** Exercise requirements **
Every line of the material is to be repeated exactly as it stands.
+++ Available data
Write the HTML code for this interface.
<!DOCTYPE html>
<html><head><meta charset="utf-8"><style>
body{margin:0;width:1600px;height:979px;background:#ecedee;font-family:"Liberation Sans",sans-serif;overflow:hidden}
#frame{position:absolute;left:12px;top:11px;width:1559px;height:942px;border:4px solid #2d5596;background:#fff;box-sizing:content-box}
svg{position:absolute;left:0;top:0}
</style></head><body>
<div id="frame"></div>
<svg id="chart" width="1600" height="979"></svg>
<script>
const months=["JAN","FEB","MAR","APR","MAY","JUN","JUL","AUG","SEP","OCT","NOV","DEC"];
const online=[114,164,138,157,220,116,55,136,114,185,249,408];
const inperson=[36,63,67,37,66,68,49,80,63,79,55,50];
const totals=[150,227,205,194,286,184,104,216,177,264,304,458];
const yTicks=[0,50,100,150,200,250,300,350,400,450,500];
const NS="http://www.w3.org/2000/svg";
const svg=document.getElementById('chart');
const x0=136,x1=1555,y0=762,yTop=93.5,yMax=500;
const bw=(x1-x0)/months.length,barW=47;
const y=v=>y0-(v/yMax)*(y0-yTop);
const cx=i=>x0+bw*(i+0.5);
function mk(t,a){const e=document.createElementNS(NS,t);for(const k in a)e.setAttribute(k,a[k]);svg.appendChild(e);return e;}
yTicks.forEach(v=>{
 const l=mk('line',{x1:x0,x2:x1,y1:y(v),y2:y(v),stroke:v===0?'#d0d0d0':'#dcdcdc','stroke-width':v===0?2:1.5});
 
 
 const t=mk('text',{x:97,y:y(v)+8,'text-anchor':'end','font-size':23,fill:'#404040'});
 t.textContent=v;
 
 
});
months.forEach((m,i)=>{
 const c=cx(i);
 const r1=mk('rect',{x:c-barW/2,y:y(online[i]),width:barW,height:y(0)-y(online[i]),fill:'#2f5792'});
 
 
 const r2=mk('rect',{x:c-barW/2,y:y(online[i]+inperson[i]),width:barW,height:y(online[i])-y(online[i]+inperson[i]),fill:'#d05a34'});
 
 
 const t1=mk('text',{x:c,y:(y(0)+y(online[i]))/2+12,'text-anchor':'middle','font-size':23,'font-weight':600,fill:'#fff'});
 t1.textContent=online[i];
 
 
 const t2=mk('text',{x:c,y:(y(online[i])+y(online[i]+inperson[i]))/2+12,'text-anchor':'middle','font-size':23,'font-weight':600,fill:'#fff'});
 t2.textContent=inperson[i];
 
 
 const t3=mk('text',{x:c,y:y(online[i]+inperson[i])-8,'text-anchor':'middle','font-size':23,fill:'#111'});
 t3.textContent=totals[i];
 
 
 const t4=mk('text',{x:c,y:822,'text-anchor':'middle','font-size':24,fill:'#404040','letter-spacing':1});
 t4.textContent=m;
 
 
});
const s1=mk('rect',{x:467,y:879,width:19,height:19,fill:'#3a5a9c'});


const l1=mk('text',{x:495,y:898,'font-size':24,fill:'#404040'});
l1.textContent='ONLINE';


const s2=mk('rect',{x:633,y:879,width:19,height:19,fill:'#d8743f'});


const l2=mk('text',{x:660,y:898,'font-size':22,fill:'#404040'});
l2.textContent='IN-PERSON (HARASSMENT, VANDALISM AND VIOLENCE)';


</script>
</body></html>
++++++
** Solution to the problem **
Write the HTML code for this interface.
<!DOCTYPE html>
<html><head><meta charset="utf-8"><style>
body{margin:0;width:1600px;height:979px;background:#ecedee;font-family:"Liberation Sans",sans-serif;overflow:hidden}
#frame{position:absolute;left:12px;top:11px;width:1559px;height:942px;border:4px solid #2d5596;background:#fff;box-sizing:content-box}
svg{position:absolute;left:0;top:0}
</style></head><body>
<div id="frame"></div>
<svg id="chart" width="1600" height="979"></svg>
<script>
const months=["JAN","FEB","MAR","APR","MAY","JUN","JUL","AUG","SEP","OCT","NOV","DEC"];
const online=[114,164,138,157,220,116,55,136,114,185,249,408];
const inperson=[36,63,67,37,66,68,49,80,63,79,55,50];
const totals=[150,227,205,194,286,184,104,216,177,264,304,458];
const yTicks=[0,50,100,150,200,250,300,350,400,450,500];
const NS="http://www.w3.org/2000/svg";
const svg=document.getElementById('chart');
const x0=136,x1=1555,y0=762,yTop=93.5,yMax=500;
const bw=(x1-x0)/months.length,barW=47;
const y=v=>y0-(v/yMax)*(y0-yTop);
const cx=i=>x0+bw*(i+0.5);
function mk(t,a){const e=document.createElementNS(NS,t);for(const k in a)e.setAttribute(k,a[k]);svg.appendChild(e);return e;}
yTicks.forEach(v=>{
 const l=mk('line',{x1:x0,x2:x1,y1:y(v),y2:y(v),stroke:v===0?'#d0d0d0':'#dcdcdc','stroke-width':v===0?2:1.5});
 
 
 const t=mk('text',{x:97,y:y(v)+8,'text-anchor':'end','font-size':23,fill:'#404040'});
 t.textContent=v;
 
 
});
months.forEach((m,i)=>{
 const c=cx(i);
 const r1=mk('rect',{x:c-barW/2,y:y(online[i]),width:barW,height:y(0)-y(online[i]),fill:'#2f5792'});
 
 
 const r2=mk('rect',{x:c-barW/2,y:y(online[i]+inperson[i]),width:barW,height:y(online[i])-y(online[i]+inperson[i]),fill:'#d05a34'});
 
 
 const t1=mk('text',{x:c,y:(y(0)+y(online[i]))/2+12,'text-anchor':'middle','font-size':23,'font-weight':600,fill:'#fff'});
 t1.textContent=online[i];
 
 
 const t2=mk('text',{x:c,y:(y(online[i])+y(online[i]+inperson[i]))/2+12,'text-anchor':'middle','font-size':23,'font-weight':600,fill:'#fff'});
 t2.textContent=inperson[i];
 
 
 const t3=mk('text',{x:c,y:y(online[i]+inperson[i])-8,'text-anchor':'middle','font-size':23,fill:'#111'});
 t3.textContent=totals[i];
 
 
 const t4=mk('text',{x:c,y:822,'text-anchor':'middle','font-size':24,fill:'#404040','letter-spacing':1});
 t4.textContent=m;
 
 
});
const s1=mk('rect',{x:467,y:879,width:19,height:19,fill:'#3a5a9c'});


const l1=mk('text',{x:495,y:898,'font-size':24,fill:'#404040'});
l1.textContent='ONLINE';


const s2=mk('rect',{x:633,y:879,width:19,height:19,fill:'#d8743f'});


const l2=mk('text',{x:660,y:898,'font-size':22,fill:'#404040'});
l2.textContent='IN-PERSON (HARASSMENT, VANDALISM AND VIOLENCE)';


</script>
</body></html>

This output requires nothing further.